Fonti e Bibl.: A.P. Orlandi, Notizie degli scrittori bolognesi, Bologna 1714, p. 255; Museum Mazuchellianum, Venezia 1741, p. 427; G. Fantuzzi, Notizie degli scrittori bolognesi, IX, Bologna 1794, pp. 206-213; G. Roversi, Palazzi e case nobili del ’500 a Bologna. La storia, le famiglie, le opere d’arte, Bologna 1986, pp. 199-201, 204-206; A. Zapperi, Annibale Carracci.
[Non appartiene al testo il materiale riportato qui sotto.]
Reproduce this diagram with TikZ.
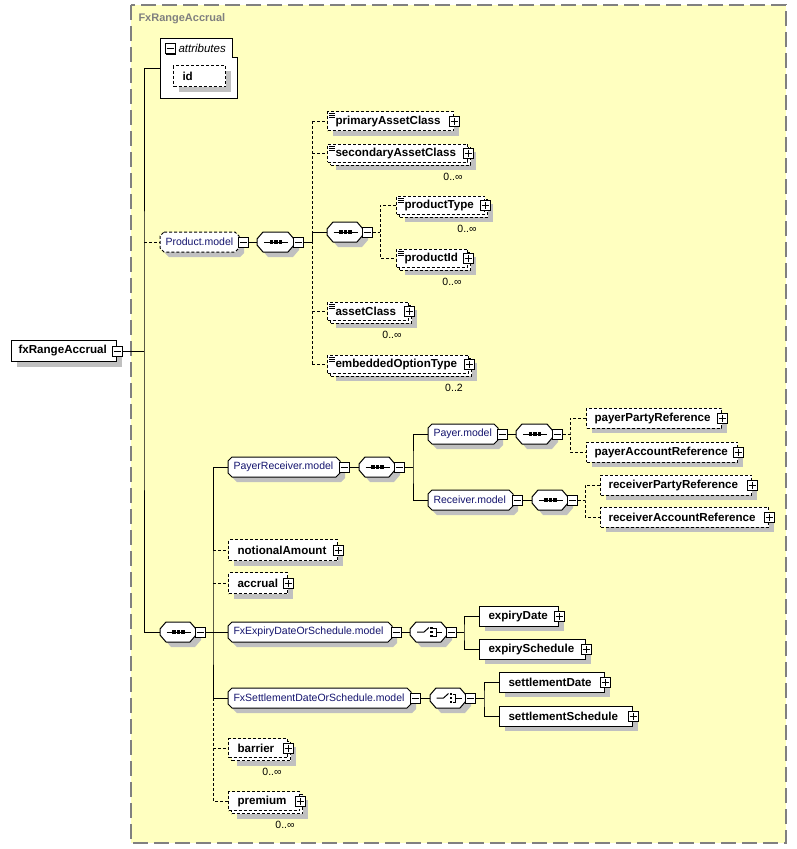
\documentclass[tikz,border=0pt]{standalone}
\usepackage{fontspec}
\setmainfont{Liberation Sans}
\usetikzlibrary{shadows,calc}
\definecolor{bg}{RGB}{255,255,192}
\definecolor{shgray}{RGB}{192,192,192}
\definecolor{framegray}{RGB}{128,128,128}
\definecolor{navy}{RGB}{20,20,110}
\newcommand\myelfont{\fontsize{11.6}{13}\selectfont\bfseries}
\newcommand\mymodelfont{\fontsize{10.5}{12}\selectfont}
% octagon outline: #1 left, #2 y centre, #3 width, #4 chamfer x, #5 chamfer y, #6 extra style
\newcommand\octo[6]{%
 \begin{scope}[shift={(#1,#2)}]
  \fill[shgray] (5+#4,-5) -- (5+#3-#4,-5) -- (5+#3,-5+#5) -- (5+#3,15-#5) -- (5+#3-#4,15) -- (5+#4,15) -- (5,15-#5) -- (5,-5+#5) -- cycle;
  \draw[fill=white,#6] (#4,-10) -- (#3-#4,-10) -- (#3,-10+#5) -- (#3,10-#5) -- (#3-#4,10) -- (#4,10) -- (0,10-#5) -- (0,-10+#5) -- cycle;
 \end{scope}}
\newcommand\seqsym[1]{%
 \draw[solid,line width=1pt] ([xshift=-12pt]#1.center) -- ([xshift=12pt]#1.center);
 \foreach \dx in {-4.5,0,4.5}
   \fill ([xshift=\dx*1pt]#1.center) +(-1.6pt,-1.6pt) rectangle +(1.6pt,1.6pt);}
\newcommand\choicesym[1]{%
 \draw[solid,line width=1pt] ([xshift=-12pt]#1.center) -- ([xshift=-5pt]#1.center) -- ([xshift=0pt,yshift=4.5pt]#1.center);
 \foreach \dy in {-4,0,4}
   \fill ([xshift=2.5pt,yshift=\dy*1pt]#1.center) +(-1.4pt,-1.4pt) rectangle +(1.4pt,1.4pt);
 \draw[solid,line width=1pt] ([xshift=4pt,yshift=4pt]#1.center) -- ([xshift=7pt,yshift=4pt]#1.center) -- ([xshift=7pt,yshift=-4pt]#1.center) -- ([xshift=4pt,yshift=-4pt]#1.center)
   ([xshift=7pt]#1.center) -- ([xshift=13pt]#1.center);}
\begin{document}
\begin{tikzpicture}[x=1pt,y=-1pt,line width=1pt,
 opt/.style={dash pattern=on 3pt off 2pt},
 sh/.style={general shadow={shadow xshift=5pt,shadow yshift=-5pt,fill=shgray,draw=none,opacity=1}},
 basebox/.style={draw, fill=white, anchor=west, inner sep=0, minimum height=20},
 single/.style={basebox, sh},
 multi/.style={basebox, minimum height=18,
   general shadow={shadow xshift=8pt,shadow yshift=-8pt,fill=shgray,draw=none,opacity=1},
   general shadow={shadow xshift=3pt,shadow yshift=-3pt,fill=white,draw=black,opt,opacity=1}},
 simple/.style={path picture={
   \foreach \dy in {2,4,6}
     \draw[solid,line width=0.7pt] ([xshift=1.5pt,yshift=-\dy*1pt]path picture bounding box.north west) -- ++(6pt,0pt);}},
 lab/.style={anchor=west, inner sep=0, xshift=8pt, font=\myelfont},
 mlab/.style={anchor=west, inner sep=0, xshift=5pt, font=\mymodelfont, text=navy},
 grp/.style={anchor=west, inner sep=0, minimum height=20},
 pmbox/.style={draw, solid, fill=white, inner sep=0, minimum size=10, line width=1pt,
   general shadow={shadow xshift=1.2pt, shadow yshift=-1.2pt, fill=black, draw=none, opacity=1}},
 minus/.style={pmbox, path picture={\draw[line width=1pt] ([xshift=-3.5pt]path picture bounding box.center) -- ([xshift=3.5pt]path picture bounding box.center);}},
 plus/.style={pmbox, path picture={\draw[line width=1pt] ([xshift=-3.5pt]path picture bounding box.center) -- ([xshift=3.5pt]path picture bounding box.center) ([yshift=-3.5pt]path picture bounding box.center) -- ([yshift=3.5pt]path picture bounding box.center);}},
 card/.style={font=\mymodelfont, inner sep=0}
]
\useasboundingbox (0,0) rectangle (797,849);
% outer group frame
\draw[fill=bg, draw=framegray, line width=1.5pt, dash pattern=on 15pt off 6pt] (131,5) rectangle (786,843);
\node[anchor=west, inner sep=0, text=framegray, font=\fontsize{11}{13}\selectfont\bfseries] (title) at (138,19) {FxRangeAccrual};

% root element
\node[single, minimum width=105, minimum height=21, label={[lab,xshift=-1pt]west:fxRangeAccrual}] (fx) at (11,351) {};
\node[minus] (fxm) at (fx.east) {};

% attributes
\node[anchor=north west, inner sep=0, minimum width=77, minimum height=60] (attr) at (160,38) {};
\draw[fill=white] (attr.north west) -- ++(72,0) -- ++(0,19) -- ++(5,0) -- ++(0,41) -- ++(-77,0) -- cycle;
\node[minus] (attrm) at (170,48.5) {};
\node[anchor=west, inner sep=0, font=\fontsize{11.5}{13}\selectfont\itshape] (attrt) at (178,48) {attributes};
\node[single, opt, minimum width=52, minimum height=21, label={[lab,xshift=1pt]west:id}] (id) at (173,76) {};

% Product.model
\octo{160}{242}{79}{4}{4}{opt}
\node[grp, minimum width=79, label={[mlab]west:Product.model}] (pmod) at (160,242) {};
\node[minus] (pmodm) at ([xshift=3pt]pmod.east) {};
\octo{257}{242}{37}{6}{7}{}
\node[grp, minimum width=37] (sP) at (257,242) {};
\seqsym{sP}
\node[minus] (sPm) at ([xshift=3pt]sP.east) {};
\node[single, opt, simple, minimum width=126, minimum height=19, label={[lab]west:primaryAssetClass}] (pac) at (327,121) {};
\node[plus] (pacp) at (pac.east) {};
\node[multi, opt, simple, minimum width=140, label={[lab]west:secondaryAssetClass}] (sac) at (327,153) {};
\node[plus] (sacp) at (sac.east) {};
\node[card] (sacc) at (453,177) {0..∞};
\octo{327}{232}{36}{6}{7}{}
\node[grp, minimum width=36] (sP2) at (327,232) {};
\seqsym{sP2}
\node[minus] (sP2m) at ([xshift=3pt]sP2.east) {};
\node[multi, opt, simple, minimum width=88, label={[lab]west:productType}] (pt) at (396,205) {};
\node[plus] (ptp) at (pt.east) {};
\node[card] (ptc) at (467,229) {0..∞};
\node[multi, opt, simple, minimum width=71, label={[lab]west:productId}] (pid) at (396,258) {};
\node[plus] (pidp) at (pid.east) {};
\node[card] (pidc) at (452,282) {0..∞};
\node[multi, opt, simple, minimum width=81, label={[lab]west:assetClass}] (ac) at (327,311) {};
\node[plus] (acp) at (ac.east) {};
\node[card] (acc) at (392,335) {0..∞};
\node[multi, opt, simple, minimum width=141, label={[lab]west:embeddedOptionType}] (eot) at (327,364) {};
\node[plus] (eotp) at (eot.east) {};
\node[card] (eotc) at (454,388) {0..2};

% main sequence
\octo{160}{632}{36}{6}{7}{}
\node[grp, minimum width=36] (sM) at (160,632) {};
\seqsym{sM}
\node[minus] (sMm) at ([xshift=3pt]sM.east) {};

% PayerReceiver.model
\octo{228}{467}{112}{4}{4}{}
\node[grp, minimum width=112, label={[mlab]west:PayerReceiver.model}] (prm) at (228,467) {};
\node[minus] (prmm) at ([xshift=3pt]prm.east) {};
\octo{359}{467}{36}{6}{7}{}
\node[grp, minimum width=36] (sPR) at (359,467) {};
\seqsym{sPR}
\node[minus] (sPRm) at ([xshift=3pt]sPR.east) {};
\octo{428}{434}{70}{4}{4}{}
\node[grp, minimum width=70, label={[mlab]west:Payer.model}] (pay) at (428,434) {};
\node[minus] (paym) at ([xshift=3pt]pay.east) {};
\octo{516}{434}{37}{6}{7}{}
\node[grp, minimum width=37] (sPay) at (516,434) {};
\seqsym{sPay}
\node[minus] (sPaym) at ([xshift=3pt]sPay.east) {};
\node[single, opt, minimum width=135, label={[lab]west:payerPartyReference}] (ppr) at (586,418) {};
\node[plus] (pprp) at (ppr.east) {};
\node[single, opt, minimum width=151, label={[lab]west:payerAccountReference}] (par) at (586,452) {};
\node[plus] (parp) at (par.east) {};
\octo{428}{500}{85}{4}{4}{}
\node[grp, minimum width=85, label={[mlab]west:Receiver.model}] (rec) at (428,500) {};
\node[minus] (recm) at ([xshift=3pt]rec.east) {};
\octo{532}{500}{36}{6}{7}{}
\node[grp, minimum width=36] (sRec) at (532,500) {};
\seqsym{sRec}
\node[minus] (sRecm) at ([xshift=3pt]sRec.east) {};
\node[single, opt, minimum width=151, label={[lab]west:receiverPartyReference}] (rpr) at (600,485) {};
\node[plus] (rprp) at (rpr.east) {};
\node[single, opt, minimum width=168, label={[lab]west:receiverAccountReference}] (rar) at (600,517) {};
\node[plus] (rarp) at (rar.east) {};

% notionalAmount, accrual
\node[single, opt, minimum width=109, minimum height=21, label={[lab,xshift=1pt]west:notionalAmount}] (na) at (228,550) {};
\node[plus] (nap) at (na.east) {};
\node[single, opt, minimum width=59, minimum height=21, label={[lab,xshift=1pt]west:accrual}] (acr) at (228,583) {};
\node[plus] (acrp) at (acr.east) {};

% FxExpiryDateOrSchedule.model
\octo{228}{632}{164}{4}{4}{}
\node[grp, minimum width=164, label={[mlab]west:FxExpiryDateOrSchedule.model}] (fxe) at (228,632) {};
\node[minus] (fxem) at ([xshift=3pt]fxe.east) {};
\octo{410}{632}{37}{6}{7}{}
\node[grp, minimum width=37] (cE) at (410,632) {};
\choicesym{cE}
\node[minus] (cEm) at ([xshift=3pt]cE.east) {};
\node[single, minimum width=79, label={[lab,xshift=1pt]west:expiryDate}] (ed) at (479,616) {};
\node[plus] (edp) at (ed.east) {};
\node[single, minimum width=106, label={[lab,xshift=1pt]west:expirySchedule}] (es) at (479,649) {};
\node[plus] (esp) at (es.east) {};

% FxSettlementDateOrSchedule.model
\octo{228}{698}{183}{4}{4}{}
\node[grp, minimum width=183, label={[mlab]west:FxSettlementDateOrSchedule.model}] (fxs) at (228,698) {};
\node[minus] (fxsm) at ([xshift=3pt]fxs.east) {};
\octo{430}{698}{36}{6}{7}{}
\node[grp, minimum width=36] (cS) at (430,698) {};
\choicesym{cS}
\node[minus] (cSm) at ([xshift=3pt]cS.east) {};
\node[single, minimum width=105, label={[lab,xshift=1pt]west:settlementDate}] (sd) at (499,682) {};
\node[plus] (sdp) at (sd.east) {};
\node[single, minimum width=133, label={[lab,xshift=1pt]west:settlementSchedule}] (ss) at (499,716) {};
\node[plus] (ssp) at (ss.east) {};

% barrier, premium
\node[multi, opt, minimum width=59, minimum height=19, label={[lab,xshift=1pt]west:barrier}] (bar) at (228,748) {};
\node[plus] (barp) at (bar.east) {};
\node[card] (barc) at (272,772) {0..∞};
\node[multi, opt, minimum width=71, minimum height=19, label={[lab,xshift=1pt]west:premium}] (prem) at (228,801) {};
\node[plus] (premp) at (prem.east) {};
\node[card] (premc) at (285,825) {0..∞};

% bus coordinates
\coordinate (bus0) at (144,351);
\coordinate (bus1) at (312,242);
\coordinate (bus2) at (380,232);
\coordinate (bus3) at (213,632);
\coordinate (bus4) at (413,467);
\coordinate (bus5) at (570,434);
\coordinate (bus6) at (585,500);
\coordinate (bus7) at (464,632);
\coordinate (bus8) at (484,698);

% connectors: root
\draw (fxm.east) -- (bus0);
\draw (attr.west) -| (bus0) |- (sM.west);
\draw[opt] (bus0 |- pmod.west) -- (pmod.west);
% Product.model
\draw (pmodm.east) -- (sP.west);
\draw (sPm.east) -- (bus1);
\draw[opt] (bus1 |- pac.west) -- (bus1 |- eot.west);
\draw (bus1) |- (sP2.west);
\draw[opt] (bus1 |- pac.west) -- (pac.west);
\draw[opt] (bus1 |- sac.west) -- (sac.west);
\draw[opt] (bus1 |- ac.west) -- (ac.west);
\draw[opt] (bus1 |- eot.west) -- (eot.west);
\draw[opt] (sP2m.east) -- (bus2);
\draw[opt] (pt.west) -| (bus2) |- (pid.west);
% main sequence
\draw (sMm.east) -- (bus3);
\draw (prm.west) -| (bus3) |- (fxs.west);
\draw (bus3) -- (fxe.west);
\draw[opt] (bus3 |- fxs.west) |- (prem.west);
\draw[opt] (bus3 |- na.west) -- (na.west);
\draw[opt] (bus3 |- acr.west) -- (acr.west);
\draw[opt] (bus3 |- bar.west) -- (bar.west);
% PayerReceiver
\draw (prmm.east) -- (sPR.west);
\draw (sPRm.east) -- (bus4);
\draw (pay.west) -| (bus4) |- (rec.west);
\draw (paym.east) -- (sPay.west);
\draw[opt] (sPaym.east) -- (bus5);
\draw[opt] (ppr.west) -| (bus5) |- (par.west);
\draw (recm.east) -- (sRec.west);
\draw[opt] (sRecm.east) -- (bus6);
\draw[opt] (rpr.west) -| (bus6) |- (rar.west);
% choices
\draw (fxem.east) -- (cE.west);
\draw (cEm.east) -- (bus7);
\draw (ed.west) -| (bus7) |- (es.west);
\draw (fxsm.east) -- (cS.west);
\draw (cSm.east) -- (bus8);
\draw (sd.west) -| (bus8) |- (ss.west);
\end{tikzpicture}
\end{document}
Ritratto di artista da giovane, Torino 1989, pp. 126-128; J. Bentini, Percorsi del barocco, Bologna 1999, p. 26; M. Capucci, Una cerchia comune, in Una città in piazza, a cura di P. Bellettini et al., Bologna 2000, pp. 39-41; M. Fornasari, Famiglia e affari in età moderna. I Ghelli di Bologna, Bologna 2002, pp. 87, 164 s.; I. Chia, Prefazione a Le disgrazie di Bartolino, cit., pp. 7-24; F. Pezzarossa, La storiografia a Bologna nell’età senatoria, in Bologna nell’età moderna (secoli XVI-XVIII), II, a cura di A. Prosperi, Bologna 2008, pp. 252-257; A. Martino, Un ‘travestimento’ italiano del Lazarillo de Tormes. Le disgrazie di Bartolino (1597) di P. V., Pisa 2017.